Over 1,000 children fleeing violence and instability every day

As more than 1,000 children continue to flee South Sudan, on average every day in search of safety, the region’s refugee crisis has become a children’s crisis, UNICEF said today, on World Refugee Day.


Since violence erupted in South Sudan in December 2013, more than 1.8 million people have crossed into neighbouring countries. In just one year the population of refugees in Uganda has more than doubled from 500,000 to more than 1.25 million, making Uganda now host to the fastest growing refugee emergency in the world.

“More than one million children have been forced from their homes in South Sudan, often amid horrific violence. Day after day, week after week, they are being received by countries such as Uganda, Ethiopia and Kenya. Despite great efforts on many fronts, the systems in these countries are tremendously stretched,” UNICEF’s Regional Director for Eastern and Southern Africa, Leila Pakkala.

Ahead of Uganda’s International Solidarity Summit on Refugees (June 22-23), UNICEF noted that 86% of all refugees in Uganda are women and children. Indeed, Uganda is now Africa’s leading refugee-hosting country, having jumped from the eighth largest refugee-hosting country in the world in mid-2016 to the third largest today, after Turkey and Pakistan. The Government of Uganda, UNHCR, UNICEF, WFP and other humanitarian partners on the ground are working tirelessly to respond to the more than 740,000 refugees who have arrived in Uganda since July 2016. Such dramatic numbers are placing excessive pressure on State and host community resources, especially social services that are critical to children’s well-being.
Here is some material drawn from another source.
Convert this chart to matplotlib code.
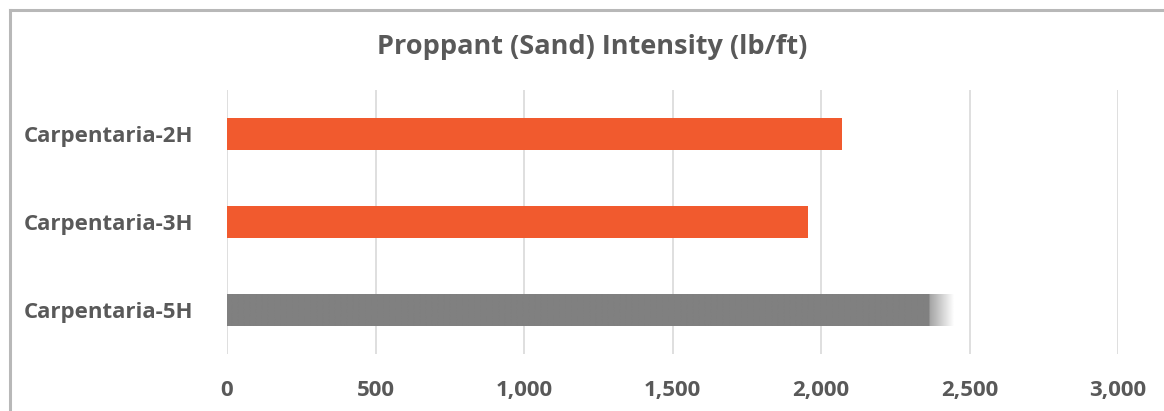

“The Ugandan Government has a progressive and generous open door policy to refugees. This approach provides better prospects for refugee children in Uganda than in many contexts globally. The very real hope is that such a model is supported widely across countries,” UNICEF’s Regional Director for Eastern and Southern Africa, Leila Pakkala.

The Government of Uganda and the United Nations are appealing for $8 billion in funding for both emergency response and resilience interventions to Uganda’s refugee and refugee-hosting population over the next four years. Within this appeal, UNICEF in Uganda requires nearly $50 million in 2017 as well as $30 million in each year from 2018-2020 to provide critical health, nutrition, water and sanitation, education, early childhood development, adolescent development, and child protection interventions, to both refugee and host community children.

For Ethiopia and Kenya, as part of their Humanitarian Action for Children’s Appeal for Ethiopia and Kenya, UNICEF requires $13.6 million to respond to the new influx of South Sudanese refugees in the Gambella Region of Ethiopia, and $7.3 million for the refugee response in Kenya.